═════ Data shown ═════

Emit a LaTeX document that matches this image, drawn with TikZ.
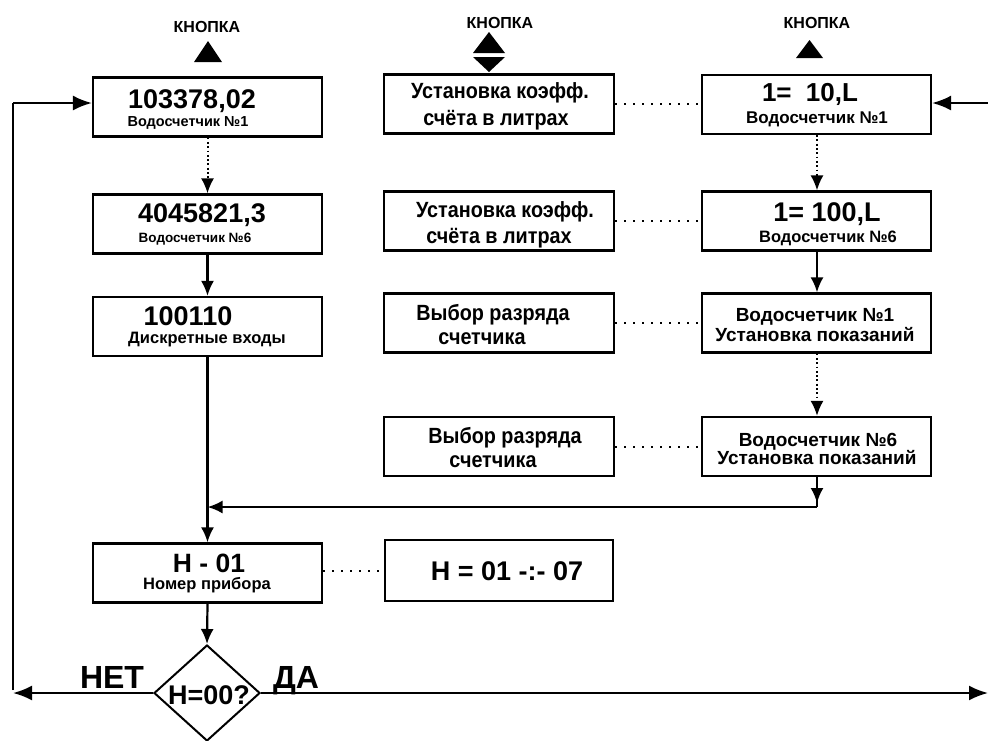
\documentclass[tikz,border=0pt]{standalone}
\usepackage{fontspec}
\setmainfont{Liberation Sans}
\newfontfamily\narrowf[FakeStretch=0.9]{Liberation Sans}
\usetikzlibrary{arrows.meta,shapes.geometric}
\newcommand{\fsz}[1]{\fontsize{#1}{#1}\selectfont}
\begin{document}
\begin{tikzpicture}[x=1pt,y=-1pt,
  box/.style={draw,line width=2.2pt,rectangle,inner sep=0pt,minimum width=229pt,minimum height=59pt},
  txt/.style={inner sep=0pt,anchor=base,font=\bfseries},
  conn/.style={line width=2.2pt,-{Latex[length=15pt,width=13pt]}},
  bigarr/.style={line width=2.2pt,-{Latex[length=19pt,width=15pt]}},
  dotconn/.style={line width=2pt,dash pattern=on 1.8pt off 2.5pt,-{Latex[length=15pt,width=13pt]}},
  dotline/.style={line width=2pt,dash pattern=on 2pt off 7pt},
  plain/.style={line width=2.2pt},
  tri/.style={fill=black,draw=none}]
\useasboundingbox (0,0) rectangle (988,740);
\clip (0,0) rectangle (988,740);

% ---- buttons
\node[txt,font=\bfseries\fsz{16}] (k1) at (207,32) {КНОПКА};
\node[txt,font=\bfseries\fsz{16}] (k2) at (500,28) {КНОПКА};
\node[txt,font=\bfseries\fsz{16}] (k3) at (817,28) {КНОПКА};
\fill[tri] (194,62) -- (222,62) -- (208,41) -- cycle;
\fill[tri] (796,58) -- (823,58) -- (809.5,40) -- cycle;
\fill[tri] (473,53) -- (505,53) -- (489,32) -- cycle;
\fill[tri] (473,57) -- (505,57) -- (489,72) -- cycle;

% ---- left column
\node[box] (l1) at (207.5,107) {};
\node[box] (l2) at (207.5,224) {};
\node[box] (l3) at (207.5,326.5) {};
\node[box] (l4) at (207.5,573) {};
\node[draw,line width=2pt,diamond,inner sep=0pt,minimum width=106pt,minimum height=96pt] (d) at (207,693) {};

\node[txt,font=\bfseries\fsz{27}] (l1a) at (192,108) {103378,02};
\node[txt,font=\bfseries\fsz{14.5}] (l1b) at (188,126) {Водосчетчик №1};
\node[txt,font=\bfseries\fsz{27}] (l2a) at (202,222) {4045821,3};
\node[txt,font=\bfseries\fsz{13.5}] (l2b) at (195,242) {Водосчетчик №6};
\node[txt,font=\bfseries\fsz{27}] (l3a) at (188,325) {100110};
\node[txt,font=\bfseries\fsz{16.5}] (l3b) at (207,343) {Дискретные входы};
\node[txt,font=\bfseries\fsz{26.5}] (l4a) at (209,572) {Н - 01};
\node[txt,font=\bfseries\fsz{16.5}] (l4b) at (207,589) {Номер прибора};
\node[txt,font=\bfseries\fsz{27}] (dt) at (209,704) {Н=00?};
\node[txt,font=\bfseries\fsz{32}] (net) at (112,688) {НЕТ};
\node[txt,font=\bfseries\fsz{32}] (da) at (296,688) {ДА};

% ---- middle column
\node[box,minimum width=230pt] (m1) at (499,104) {};
\node[box,minimum width=230pt] (m2) at (499,221) {};
\node[box,minimum width=230pt] (m3) at (499,323) {};
\node[box,minimum width=230pt] (m4) at (499,446.5) {};
\node[box,minimum width=228pt,minimum height=61pt] (m5) at (499,570.5) {};

\node[txt,font=\narrowf\bfseries\fsz{22}] (m1a) at (500,98) {Установка коэфф.};
\node[txt,font=\narrowf\bfseries\fsz{22}] (m1b) at (496,125) {счёта в литрах};
\node[txt,font=\narrowf\bfseries\fsz{22}] (m2a) at (505,217) {Установка коэфф.};
\node[txt,font=\narrowf\bfseries\fsz{22}] (m2b) at (499,243) {счёта в литрах};
\node[txt,font=\narrowf\bfseries\fsz{22}] (m3a) at (493,320) {Выбор разряда};
\node[txt,font=\narrowf\bfseries\fsz{22}] (m3b) at (482,344) {счетчика};
\node[txt,font=\narrowf\bfseries\fsz{22}] (m4a) at (505,443) {Выбор разряда};
\node[txt,font=\narrowf\bfseries\fsz{22}] (m4b) at (493,467) {счетчика};
\node[txt,font=\bfseries\fsz{27}] (m5a) at (507,580) {Н = 01 -:- 07};

% ---- right column
\node[box] (r1) at (816.5,104.5) {};
\node[box] (r2) at (816.5,221) {};
\node[box] (r3) at (816.5,323) {};
\node[box] (r4) at (816.5,446.5) {};

\node[txt,font=\bfseries\fsz{26}] (r1a) at (810,101) {1=\hspace{0.55em}10,L};
\node[txt,font=\bfseries\fsz{17}] (r1b) at (817,123) {Водосчетчик №1};
\node[txt,font=\bfseries\fsz{27}] (r2a) at (827,221) {1= 100,L};
\node[txt,font=\bfseries\fsz{16.5}] (r2b) at (828,242) {Водосчетчик №6};
\node[txt,font=\bfseries\fsz{19}] (r3a) at (815,321) {Водосчетчик №1};
\node[txt,font=\bfseries\fsz{19}] (r3b) at (815,341) {Установка показаний};
\node[txt,font=\bfseries\fsz{19}] (r4a) at (818,446) {Водосчетчик №6};
\node[txt,font=\bfseries\fsz{19}] (r4b) at (817,464) {Установка показаний};

% ---- connectors left
\draw[dotconn] (l1.south) -- (l2.north);
\draw[conn] (l2.south) -- (l3.north);
\draw[conn] (l3.south) -- (l4.north);
\draw[conn] (l4.south) -- (d.north);

% ---- connectors right
\draw[dotconn] (r1.south -| 817,0) -- (r2.north -| 817,0);
\draw[conn] (r2.south -| 817,0) -- (r3.north -| 817,0);
\draw[dotconn] (r3.south -| 817,0) -- (r4.north -| 817,0);
\coordinate (c1) at (817,507);
\coordinate (c2) at (817,503);
\coordinate (c3) at (207.5,507);
\draw[plain] (r4.south -| c1) -- (c1);
\draw[conn] (r4.south -| c1) -- (c2);
\draw[conn] (c1) -- (c3);

% ---- dotted links
\draw[dotline] (m1.east) -- (r1.west |- m1.east);
\draw[dotline] (m2.east) -- (r2.west);
\draw[dotline] (m3.east) -- (r3.west);
\draw[dotline] (m4.east) -- (r4.west);
\draw[dotline] (l4.east |- m5.west) -- (m5.west);

% ---- loops
\coordinate (lt) at (13,103);
\coordinate (lb) at (13,690);
\coordinate (lbl) at (13,693);
\coordinate (rin) at (988,103);
\coordinate (rout) at (988,693);
\draw[plain] (lb) -- (lt);
\draw[bigarr] (lt) -- (l1.west |- lt);
\draw[bigarr] (rin) -- (r1.east |- rin);
\draw[bigarr] (d.west) -- (lbl);
\draw[bigarr] (d.east) -- (rout);
\end{tikzpicture}
\end{document}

═════

→ Stated problem
The listing above needs to be output again exactly. Don't include the pictures.

→ Result below
Emit a LaTeX document that matches this image, drawn with TikZ.
\documentclass[tikz,border=0pt]{standalone}
\usepackage{fontspec}
\setmainfont{Liberation Sans}
\newfontfamily\narrowf[FakeStretch=0.9]{Liberation Sans}
\usetikzlibrary{arrows.meta,shapes.geometric}
\newcommand{\fsz}[1]{\fontsize{#1}{#1}\selectfont}
\begin{document}
\begin{tikzpicture}[x=1pt,y=-1pt,
  box/.style={draw,line width=2.2pt,rectangle,inner sep=0pt,minimum width=229pt,minimum height=59pt},
  txt/.style={inner sep=0pt,anchor=base,font=\bfseries},
  conn/.style={line width=2.2pt,-{Latex[length=15pt,width=13pt]}},
  bigarr/.style={line width=2.2pt,-{Latex[length=19pt,width=15pt]}},
  dotconn/.style={line width=2pt,dash pattern=on 1.8pt off 2.5pt,-{Latex[length=15pt,width=13pt]}},
  dotline/.style={line width=2pt,dash pattern=on 2pt off 7pt},
  plain/.style={line width=2.2pt},
  tri/.style={fill=black,draw=none}]
\useasboundingbox (0,0) rectangle (988,740);
\clip (0,0) rectangle (988,740);

% ---- buttons
\node[txt,font=\bfseries\fsz{16}] (k1) at (207,32) {КНОПКА};
\node[txt,font=\bfseries\fsz{16}] (k2) at (500,28) {КНОПКА};
\node[txt,font=\bfseries\fsz{16}] (k3) at (817,28) {КНОПКА};
\fill[tri] (194,62) -- (222,62) -- (208,41) -- cycle;
\fill[tri] (796,58) -- (823,58) -- (809.5,40) -- cycle;
\fill[tri] (473,53) -- (505,53) -- (489,32) -- cycle;
\fill[tri] (473,57) -- (505,57) -- (489,72) -- cycle;

% ---- left column
\node[box] (l1) at (207.5,107) {};
\node[box] (l2) at (207.5,224) {};
\node[box] (l3) at (207.5,326.5) {};
\node[box] (l4) at (207.5,573) {};
\node[draw,line width=2pt,diamond,inner sep=0pt,minimum width=106pt,minimum height=96pt] (d) at (207,693) {};

\node[txt,font=\bfseries\fsz{27}] (l1a) at (192,108) {103378,02};
\node[txt,font=\bfseries\fsz{14.5}] (l1b) at (188,126) {Водосчетчик №1};
\node[txt,font=\bfseries\fsz{27}] (l2a) at (202,222) {4045821,3};
\node[txt,font=\bfseries\fsz{13.5}] (l2b) at (195,242) {Водосчетчик №6};
\node[txt,font=\bfseries\fsz{27}] (l3a) at (188,325) {100110};
\node[txt,font=\bfseries\fsz{16.5}] (l3b) at (207,343) {Дискретные входы};
\node[txt,font=\bfseries\fsz{26.5}] (l4a) at (209,572) {Н - 01};
\node[txt,font=\bfseries\fsz{16.5}] (l4b) at (207,589) {Номер прибора};
\node[txt,font=\bfseries\fsz{27}] (dt) at (209,704) {Н=00?};
\node[txt,font=\bfseries\fsz{32}] (net) at (112,688) {НЕТ};
\node[txt,font=\bfseries\fsz{32}] (da) at (296,688) {ДА};

% ---- middle column
\node[box,minimum width=230pt] (m1) at (499,104) {};
\node[box,minimum width=230pt] (m2) at (499,221) {};
\node[box,minimum width=230pt] (m3) at (499,323) {};
\node[box,minimum width=230pt] (m4) at (499,446.5) {};
\node[box,minimum width=228pt,minimum height=61pt] (m5) at (499,570.5) {};

\node[txt,font=\narrowf\bfseries\fsz{22}] (m1a) at (500,98) {Установка коэфф.};
\node[txt,font=\narrowf\bfseries\fsz{22}] (m1b) at (496,125) {счёта в литрах};
\node[txt,font=\narrowf\bfseries\fsz{22}] (m2a) at (505,217) {Установка коэфф.};
\node[txt,font=\narrowf\bfseries\fsz{22}] (m2b) at (499,243) {счёта в литрах};
\node[txt,font=\narrowf\bfseries\fsz{22}] (m3a) at (493,320) {Выбор разряда};
\node[txt,font=\narrowf\bfseries\fsz{22}] (m3b) at (482,344) {счетчика};
\node[txt,font=\narrowf\bfseries\fsz{22}] (m4a) at (505,443) {Выбор разряда};
\node[txt,font=\narrowf\bfseries\fsz{22}] (m4b) at (493,467) {счетчика};
\node[txt,font=\bfseries\fsz{27}] (m5a) at (507,580) {Н = 01 -:- 07};

% ---- right column
\node[box] (r1) at (816.5,104.5) {};
\node[box] (r2) at (816.5,221) {};
\node[box] (r3) at (816.5,323) {};
\node[box] (r4) at (816.5,446.5) {};

\node[txt,font=\bfseries\fsz{26}] (r1a) at (810,101) {1=\hspace{0.55em}10,L};
\node[txt,font=\bfseries\fsz{17}] (r1b) at (817,123) {Водосчетчик №1};
\node[txt,font=\bfseries\fsz{27}] (r2a) at (827,221) {1= 100,L};
\node[txt,font=\bfseries\fsz{16.5}] (r2b) at (828,242) {Водосчетчик №6};
\node[txt,font=\bfseries\fsz{19}] (r3a) at (815,321) {Водосчетчик №1};
\node[txt,font=\bfseries\fsz{19}] (r3b) at (815,341) {Установка показаний};
\node[txt,font=\bfseries\fsz{19}] (r4a) at (818,446) {Водосчетчик №6};
\node[txt,font=\bfseries\fsz{19}] (r4b) at (817,464) {Установка показаний};

% ---- connectors left
\draw[dotconn] (l1.south) -- (l2.north);
\draw[conn] (l2.south) -- (l3.north);
\draw[conn] (l3.south) -- (l4.north);
\draw[conn] (l4.south) -- (d.north);

% ---- connectors right
\draw[dotconn] (r1.south -| 817,0) -- (r2.north -| 817,0);
\draw[conn] (r2.south -| 817,0) -- (r3.north -| 817,0);
\draw[dotconn] (r3.south -| 817,0) -- (r4.north -| 817,0);
\coordinate (c1) at (817,507);
\coordinate (c2) at (817,503);
\coordinate (c3) at (207.5,507);
\draw[plain] (r4.south -| c1) -- (c1);
\draw[conn] (r4.south -| c1) -- (c2);
\draw[conn] (c1) -- (c3);

% ---- dotted links
\draw[dotline] (m1.east) -- (r1.west |- m1.east);
\draw[dotline] (m2.east) -- (r2.west);
\draw[dotline] (m3.east) -- (r3.west);
\draw[dotline] (m4.east) -- (r4.west);
\draw[dotline] (l4.east |- m5.west) -- (m5.west);

% ---- loops
\coordinate (lt) at (13,103);
\coordinate (lb) at (13,690);
\coordinate (lbl) at (13,693);
\coordinate (rin) at (988,103);
\coordinate (rout) at (988,693);
\draw[plain] (lb) -- (lt);
\draw[bigarr] (lt) -- (l1.west |- lt);
\draw[bigarr] (rin) -- (r1.east |- rin);
\draw[bigarr] (d.west) -- (lbl);
\draw[bigarr] (d.east) -- (rout);
\end{tikzpicture}
\end{document}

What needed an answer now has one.